Problem to work on:
Work out how many lines hold the string "image". The answer is a single number, nothing more.

Entries shown:

-----

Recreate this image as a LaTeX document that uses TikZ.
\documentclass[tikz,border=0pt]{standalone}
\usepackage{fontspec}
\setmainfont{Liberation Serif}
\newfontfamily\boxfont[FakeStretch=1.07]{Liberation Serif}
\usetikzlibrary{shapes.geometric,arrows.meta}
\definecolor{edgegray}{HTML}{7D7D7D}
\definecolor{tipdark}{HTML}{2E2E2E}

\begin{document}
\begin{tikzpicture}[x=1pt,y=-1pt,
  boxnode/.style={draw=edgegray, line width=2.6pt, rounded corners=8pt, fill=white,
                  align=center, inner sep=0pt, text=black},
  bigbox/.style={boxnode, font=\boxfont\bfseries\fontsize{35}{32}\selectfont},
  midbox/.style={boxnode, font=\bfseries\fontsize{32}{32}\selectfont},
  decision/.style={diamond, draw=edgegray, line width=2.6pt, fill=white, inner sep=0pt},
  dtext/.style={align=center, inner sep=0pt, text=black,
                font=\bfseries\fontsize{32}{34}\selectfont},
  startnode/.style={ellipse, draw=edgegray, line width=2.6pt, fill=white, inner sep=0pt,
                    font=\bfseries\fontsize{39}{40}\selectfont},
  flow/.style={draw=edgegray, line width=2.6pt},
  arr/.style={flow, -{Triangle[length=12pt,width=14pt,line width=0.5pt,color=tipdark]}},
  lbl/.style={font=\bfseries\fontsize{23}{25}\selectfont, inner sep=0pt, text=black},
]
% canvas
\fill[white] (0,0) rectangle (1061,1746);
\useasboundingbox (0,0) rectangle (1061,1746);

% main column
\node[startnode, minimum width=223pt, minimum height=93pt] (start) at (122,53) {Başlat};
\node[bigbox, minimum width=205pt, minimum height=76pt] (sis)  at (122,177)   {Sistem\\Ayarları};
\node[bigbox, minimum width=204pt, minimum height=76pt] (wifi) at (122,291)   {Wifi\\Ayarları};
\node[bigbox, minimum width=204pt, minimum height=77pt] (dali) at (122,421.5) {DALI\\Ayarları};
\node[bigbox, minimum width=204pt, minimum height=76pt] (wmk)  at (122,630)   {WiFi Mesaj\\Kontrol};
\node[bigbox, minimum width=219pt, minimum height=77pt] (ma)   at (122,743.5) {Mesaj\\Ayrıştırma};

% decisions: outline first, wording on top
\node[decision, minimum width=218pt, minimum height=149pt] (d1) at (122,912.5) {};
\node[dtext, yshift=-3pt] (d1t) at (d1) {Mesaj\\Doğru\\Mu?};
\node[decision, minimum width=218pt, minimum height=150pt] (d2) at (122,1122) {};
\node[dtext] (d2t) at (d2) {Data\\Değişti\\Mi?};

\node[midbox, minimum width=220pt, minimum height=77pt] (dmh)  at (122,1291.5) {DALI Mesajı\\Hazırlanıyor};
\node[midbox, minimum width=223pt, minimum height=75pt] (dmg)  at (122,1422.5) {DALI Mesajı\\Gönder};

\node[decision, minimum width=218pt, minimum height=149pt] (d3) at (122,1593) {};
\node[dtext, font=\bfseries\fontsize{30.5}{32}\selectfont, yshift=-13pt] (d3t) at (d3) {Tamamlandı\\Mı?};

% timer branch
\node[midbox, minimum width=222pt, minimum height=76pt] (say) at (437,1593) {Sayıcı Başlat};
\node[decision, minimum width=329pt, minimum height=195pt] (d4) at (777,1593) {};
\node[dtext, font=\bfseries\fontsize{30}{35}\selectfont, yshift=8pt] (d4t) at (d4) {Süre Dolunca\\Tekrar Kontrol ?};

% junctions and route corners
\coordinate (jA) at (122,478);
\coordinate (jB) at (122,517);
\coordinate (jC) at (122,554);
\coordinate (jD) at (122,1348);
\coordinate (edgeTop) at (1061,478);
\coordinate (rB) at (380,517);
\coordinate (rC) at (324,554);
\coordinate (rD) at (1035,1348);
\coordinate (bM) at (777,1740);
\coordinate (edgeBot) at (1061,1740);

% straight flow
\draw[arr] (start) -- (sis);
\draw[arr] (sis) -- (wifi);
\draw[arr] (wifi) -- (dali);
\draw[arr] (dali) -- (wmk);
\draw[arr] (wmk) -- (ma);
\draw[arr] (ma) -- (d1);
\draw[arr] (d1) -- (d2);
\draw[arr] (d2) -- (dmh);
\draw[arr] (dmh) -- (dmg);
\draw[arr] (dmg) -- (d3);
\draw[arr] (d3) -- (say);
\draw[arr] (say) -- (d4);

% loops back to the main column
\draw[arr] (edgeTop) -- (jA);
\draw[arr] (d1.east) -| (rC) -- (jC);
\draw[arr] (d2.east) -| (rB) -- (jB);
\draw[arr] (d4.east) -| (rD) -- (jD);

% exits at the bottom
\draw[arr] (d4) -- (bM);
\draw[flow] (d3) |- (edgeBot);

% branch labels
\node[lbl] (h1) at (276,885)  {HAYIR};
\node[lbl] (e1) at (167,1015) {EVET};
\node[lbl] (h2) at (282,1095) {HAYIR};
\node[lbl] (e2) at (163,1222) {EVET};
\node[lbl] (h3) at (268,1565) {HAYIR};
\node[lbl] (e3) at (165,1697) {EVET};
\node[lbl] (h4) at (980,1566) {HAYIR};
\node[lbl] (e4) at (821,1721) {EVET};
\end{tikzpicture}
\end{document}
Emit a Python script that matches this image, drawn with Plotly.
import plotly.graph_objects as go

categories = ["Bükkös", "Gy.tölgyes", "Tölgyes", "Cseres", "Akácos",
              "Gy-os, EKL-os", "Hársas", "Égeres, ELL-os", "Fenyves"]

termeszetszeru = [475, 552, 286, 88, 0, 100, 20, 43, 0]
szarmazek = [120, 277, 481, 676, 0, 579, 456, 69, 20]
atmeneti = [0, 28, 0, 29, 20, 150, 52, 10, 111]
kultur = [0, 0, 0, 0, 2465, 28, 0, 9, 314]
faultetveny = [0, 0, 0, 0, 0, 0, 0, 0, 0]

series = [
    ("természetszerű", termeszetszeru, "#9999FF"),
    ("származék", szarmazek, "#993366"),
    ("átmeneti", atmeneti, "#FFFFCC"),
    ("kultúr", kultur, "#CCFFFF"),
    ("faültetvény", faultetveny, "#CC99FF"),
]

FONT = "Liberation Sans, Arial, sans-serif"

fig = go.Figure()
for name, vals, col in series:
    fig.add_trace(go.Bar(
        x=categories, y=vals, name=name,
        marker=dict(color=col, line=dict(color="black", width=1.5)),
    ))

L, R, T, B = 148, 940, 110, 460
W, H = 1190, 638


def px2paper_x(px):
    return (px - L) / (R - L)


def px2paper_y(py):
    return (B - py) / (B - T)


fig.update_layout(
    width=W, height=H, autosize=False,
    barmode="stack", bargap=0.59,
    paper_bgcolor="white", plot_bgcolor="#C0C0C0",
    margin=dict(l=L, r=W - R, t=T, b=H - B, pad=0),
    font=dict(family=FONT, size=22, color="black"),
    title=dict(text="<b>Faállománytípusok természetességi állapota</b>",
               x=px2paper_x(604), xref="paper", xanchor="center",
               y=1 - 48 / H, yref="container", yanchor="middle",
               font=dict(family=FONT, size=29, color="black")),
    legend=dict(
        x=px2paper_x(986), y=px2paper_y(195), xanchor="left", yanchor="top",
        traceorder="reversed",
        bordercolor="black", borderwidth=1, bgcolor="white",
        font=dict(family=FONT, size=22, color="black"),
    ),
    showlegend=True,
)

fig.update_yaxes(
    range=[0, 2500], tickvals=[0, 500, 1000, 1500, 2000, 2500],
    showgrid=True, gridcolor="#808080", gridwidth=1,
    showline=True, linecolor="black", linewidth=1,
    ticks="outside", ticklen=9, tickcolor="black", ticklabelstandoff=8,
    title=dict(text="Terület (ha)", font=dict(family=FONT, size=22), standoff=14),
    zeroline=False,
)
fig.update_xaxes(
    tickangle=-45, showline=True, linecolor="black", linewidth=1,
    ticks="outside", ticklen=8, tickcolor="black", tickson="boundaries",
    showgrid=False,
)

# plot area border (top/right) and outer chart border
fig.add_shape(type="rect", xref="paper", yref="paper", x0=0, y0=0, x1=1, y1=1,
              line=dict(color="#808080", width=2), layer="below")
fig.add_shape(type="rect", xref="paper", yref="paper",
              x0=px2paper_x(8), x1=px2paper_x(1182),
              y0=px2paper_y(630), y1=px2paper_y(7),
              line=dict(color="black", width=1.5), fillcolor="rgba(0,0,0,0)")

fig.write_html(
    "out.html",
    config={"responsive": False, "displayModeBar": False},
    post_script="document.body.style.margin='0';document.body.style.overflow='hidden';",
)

-----

Response:
2